Filter Time Explained

In analyzing staff attendances at locations, it becomes clear some locations are “staffing choke points” meaning that many staff walk together past a location at the same time. Filter Time is an Elite-ID innovation that helps in your analysis of staff movement patterns.

An example of a staff attendance choke point is a location near the staff-room where meals are taken. Many staff at the same time will exit to begin their duties. This kind of location will have very high attendance rates because staff pass in groups and often.

A less obvious example is an entrance to a mall. The staff member approaches and is logged. Then the staff member exits the center and checks the pavement, then returns and is logged again. This is logged twice in maybe 30 second intervals. Is ‘Risk’ reduced by having such a short duration between these two attendances?

Is it fair to count all attendances when more than one staff pass at the same time?

This is the question that was asked of us. The rationale is that only one person is required to reduce the risk in an area and more that one person skews a simple average return times calculation unfairly. It is a very good point.

However, if you are paying for that labor yourself, and your contract demands you show your return time, you want to count every single person who moves past and show your diligence in supplying that labor. Why would you not?

How can Elite-ID cater for the need of management wanting a supposedly more true indication of risk, while a contractor wants to show themselves in the best possible light?

So the “Filter Time” was devised by Elite-ID. This allows using a value of “0” so all attendances are used in calculations, or a number can be entered and that, in minutes, causes a location to accept the first attendance then lock that location off for that many minutes.

Example. If say 5 staff pass within a filter time, only the first will be counted till the end of that filter time.

The effect of using a filter time is to reduce your performance (your return time will increase) if more than one staff pass within the time.

What Is The Real Goal of Filter Time?

We believe that if you set a value of “1” to this value, you will improve the real risk analysis of a location by eliminating staff attendances that are redundant.

An area only requires one staff member to reduce the risk in that area, and “1” minute later another staff member can check it and gain the credit for that. If 2 or more staff pass at the same time then it does not significantly benefit over having just one person there.

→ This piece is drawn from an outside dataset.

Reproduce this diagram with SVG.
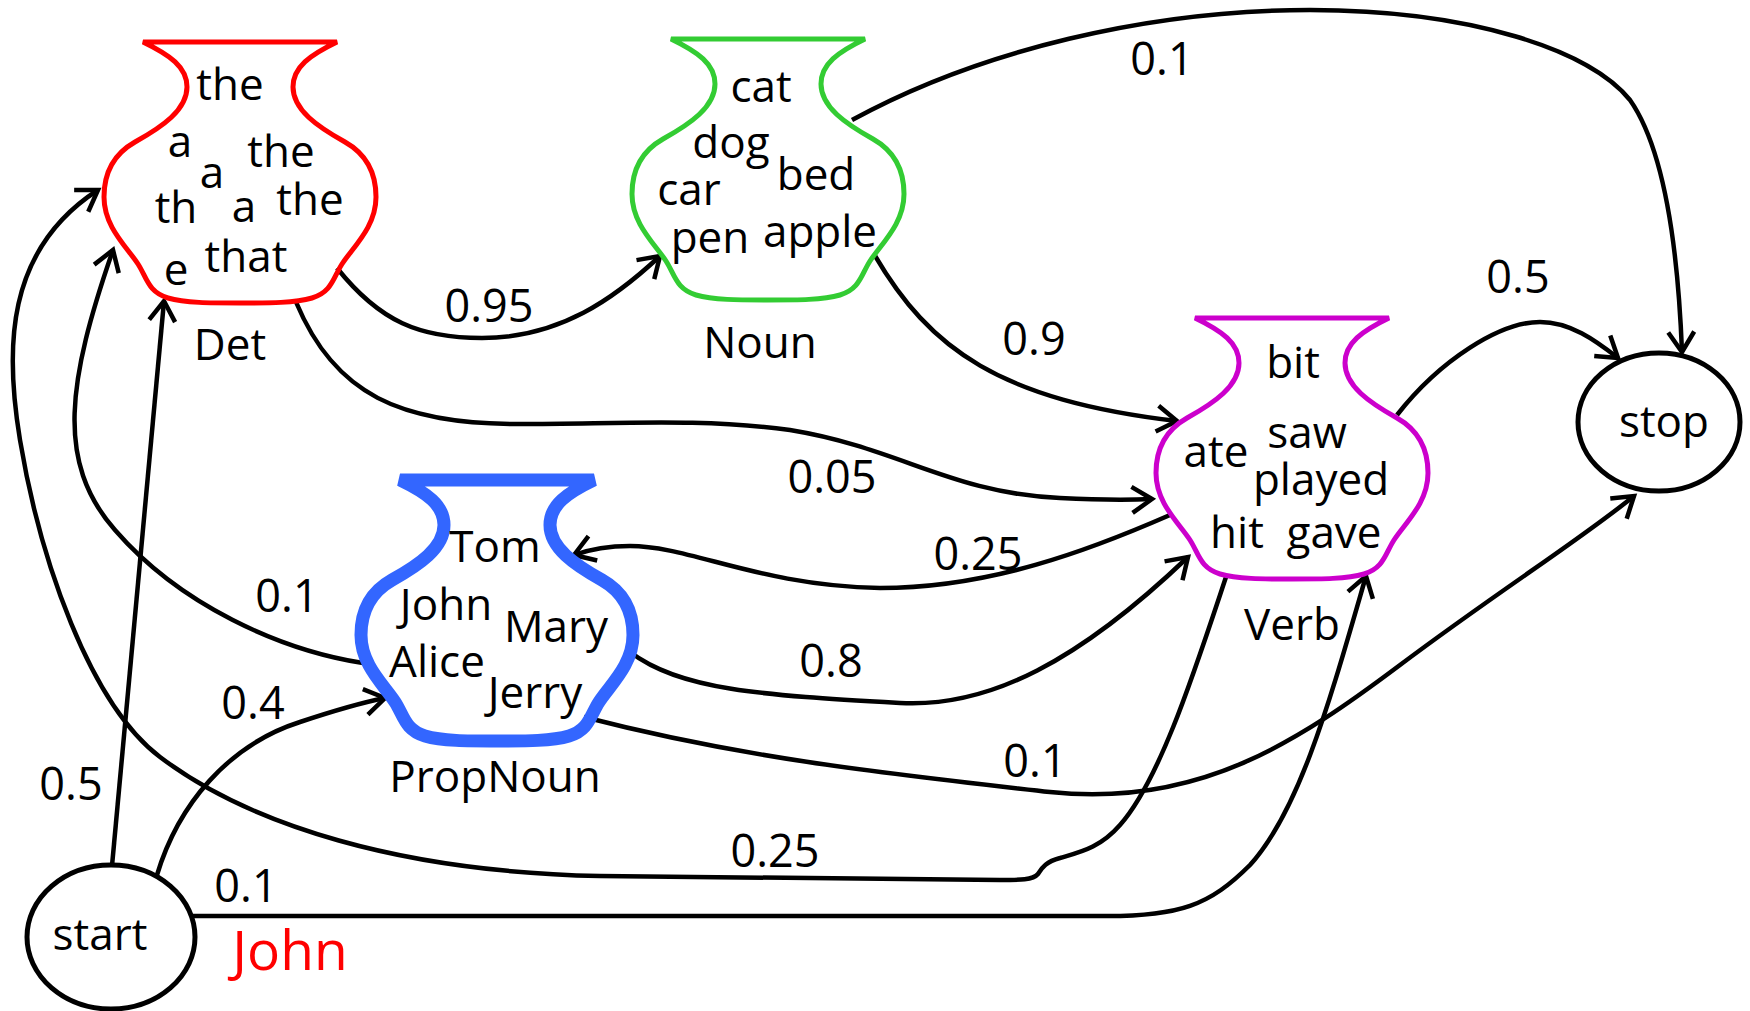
<svg xmlns="http://www.w3.org/2000/svg" xmlns:xlink="http://www.w3.org/1999/xlink" width="1750" height="1011" viewBox="0 0 1750 1011">
  <style>
    text { font-family: "Open Sans", "Noto Sans", "Liberation Sans", sans-serif; font-size: 44px; fill: #000; text-anchor: middle; }
    .num { font-size: 45px; }
    .hint { font-size: 55px; fill: #FF0000; }
    .vase { fill: none; stroke-linejoin: miter; }
    .state { fill: #fff; stroke: #000; stroke-width: 5; }
    .edge { fill: none; stroke: #000; stroke-width: 4.5; }
    .arrow { marker-end: url(#arrow); }
  </style>
  <defs>
    <!-- vase outline, origin at the centre of the rim -->
    <path id="vase" d="M -97,0 L 97,0 C 70,13 53,25 53,45 C 53,68 78,85 105,100 C 128,113 136,133 136,155 C 136,185 113,205 102,222 C 93,236 92,250 72,256 C 55,261 30,261 0,261 C -30,261 -55,261 -72,256 C -92,250 -93,236 -102,222 C -113,205 -136,185 -136,155 C -136,133 -128,113 -105,100 C -78,85 -53,68 -53,45 C -53,25 -70,13 -97,0 Z"/>
    <marker id="arrow" markerUnits="userSpaceOnUse" viewBox="-30 -20 40 40" markerWidth="40" markerHeight="40" refX="0" refY="0" orient="auto">
      <path d="M -20,-13 L 0,0 L -20,13" fill="none" stroke="#000" stroke-width="4.5"/>
    </marker>
  </defs>

  <rect width="1750" height="1011" fill="#fff"/>

  <!-- transitions -->
  <g id="connectors">
    <path class="edge arrow" d="M 337,268 C 380,322 420,338 482,338 C 560,338 615,298 660,256"/>
    <path class="edge arrow" d="M 296,302 C 335,395 400,424 520,424 C 620,424 700,418 790,430 C 900,448 950,493 1060,498 C 1100,500 1130,500 1152,499"/>
    <path class="edge arrow" d="M 874,254 C 930,350 1000,400 1177,421"/>
    <path class="edge arrow" d="M 852,120 C 980,50 1150,10 1310,10 C 1470,10 1590,50 1630,100 C 1665,150 1678,250 1682,352"/>
    <path class="edge arrow" d="M 1397,415 C 1440,360 1500,322 1540,322 C 1570,322 1595,340 1618,358"/>
    <path class="edge arrow" d="M 1170,515 C 1090,550 990,588 880,588 C 760,586 690,546 630,546 C 605,546 588,550 574,555"/>
    <path class="edge arrow" d="M 630,652 C 680,690 760,695 900,703 C 990,708 1080,660 1188,557"/>
    <path class="edge arrow" d="M 584,717 C 750,760 900,775 1050,792 C 1200,808 1300,740 1400,665 C 1500,590 1580,540 1634,496"/>
    <path class="edge arrow" d="M 363,663 C 280,650 180,605 115,530 C 55,462 68,380 113,250"/>
    <path class="edge arrow" d="M 112,866 L 164,301"/>
    <path class="edge arrow" d="M 157,875 C 178,805 228,745 300,722 C 330,712 360,703 385,698"/>
    <path class="edge arrow" d="M 1226,577 C 1195,670 1160,780 1120,825 C 1100,848 1080,852 1060,858 C 1045,862 1042,868 1038,874 C 1033,880 1020,880 1000,880 L 600,876 C 400,872 250,825 160,757 C 90,704 40,560 20,440 C 5,350 5,250 98,190"/>
    <path class="edge arrow" d="M 184,916 L 1100,916 C 1180,917 1210,905 1250,865 C 1300,810 1330,700 1366,576"/>
  </g>

  <!-- transition probabilities -->
  <g id="edge-labels">
    <text class="num" x="1162" y="75">0.1</text>
    <text class="num" x="489" y="322">0.95</text>
    <text class="num" x="1034" y="355">0.9</text>
    <text class="num" x="1518" y="293">0.5</text>
    <text class="num" x="832" y="493">0.05</text>
    <text class="num" x="978" y="570">0.25</text>
    <text class="num" x="287" y="612">0.1</text>
    <text class="num" x="253" y="719">0.4</text>
    <text class="num" x="71" y="800">0.5</text>
    <text class="num" x="831" y="677">0.8</text>
    <text class="num" x="1035" y="777">0.1</text>
    <text class="num" x="775" y="867">0.25</text>
    <text class="num" x="246" y="902">0.1</text>
  </g>

  <g id="det">
    <use xlink:href="#vase" href="#vase" class="vase" transform="translate(240,42)" stroke="#FF0000" stroke-width="5"/>
    <text x="230" y="100">the</text>
    <text x="180" y="157">a</text>
    <text x="281" y="167">the</text>
    <text x="212" y="188">a</text>
    <text x="176" y="223">th</text>
    <text x="244" y="222">a</text>
    <text x="310" y="215">the</text>
    <text x="176" y="285">e</text>
    <text x="246" y="272">that</text>
    <text x="230" y="360">Det</text>
  </g>

  <g id="noun">
    <use xlink:href="#vase" href="#vase" class="vase" transform="translate(768,39)" stroke="#33CC33" stroke-width="5"/>
    <text x="761" y="102">cat</text>
    <text x="731" y="158">dog</text>
    <text x="816" y="190">bed</text>
    <text x="689" y="205">car</text>
    <text x="820" y="247">apple</text>
    <text x="710" y="253">pen</text>
    <text x="760" y="358">Noun</text>
  </g>

  <g id="verb">
    <use xlink:href="#vase" href="#vase" class="vase" transform="translate(1292,318)" stroke="#CC00CC" stroke-width="5"/>
    <text x="1293" y="378">bit</text>
    <text x="1307" y="448">saw</text>
    <text x="1216" y="467">ate</text>
    <text x="1321" y="495">played</text>
    <text x="1237" y="548">hit</text>
    <text x="1334" y="548">gave</text>
    <text x="1292" y="640">Verb</text>
  </g>

  <g id="propnoun">
    <use xlink:href="#vase" href="#vase" class="vase" transform="translate(497,480)" stroke="#3366FF" stroke-width="13"/>
    <text x="495" y="562">Tom</text>
    <text x="446" y="620">John</text>
    <text x="556" y="642">Mary</text>
    <text x="437" y="677">Alice</text>
    <text x="535" y="708">Jerry</text>
    <text x="495" y="792">PropNoun</text>
  </g>

  <g id="start">
    <ellipse class="state" cx="111" cy="937" rx="84" ry="72"/>
    <text x="100" y="950">start</text>
  </g>

  <g id="stop">
    <ellipse class="state" cx="1659" cy="422" rx="81" ry="69"/>
    <text x="1664" y="437">stop</text>
  </g>

  <text class="hint" x="290" y="970">John</text>
</svg>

The measurement of performance will be reduced by this, the return time may increase by 10%, or have no impact, or similar. It all depends on staff patrol patterns.

Filter Time in Use

We have used this option ourselves many times to gauge its impact. You can also.

It is easy to use:

  1. Firstly as a reference. Set the filter time in the Time Profile to 0.
  2. Run the Risk Management report over a month. Print it out.
  3. Return to the Time profile and change the filter time to say “1” minute. You choose, you can use “2” or “3” if you want.
  4. Re-run the Risk Management report for the same profile for the same date range. See the difference?

What is the realistic impact?

It all depends on the location and how staff attend it.

For a location in a seldom patrolled mall it will have little impact. For a location near an escalator where many staff travel constantly between floors, or for a location where staff are together and pass all the time in groups, it can have a significant impact.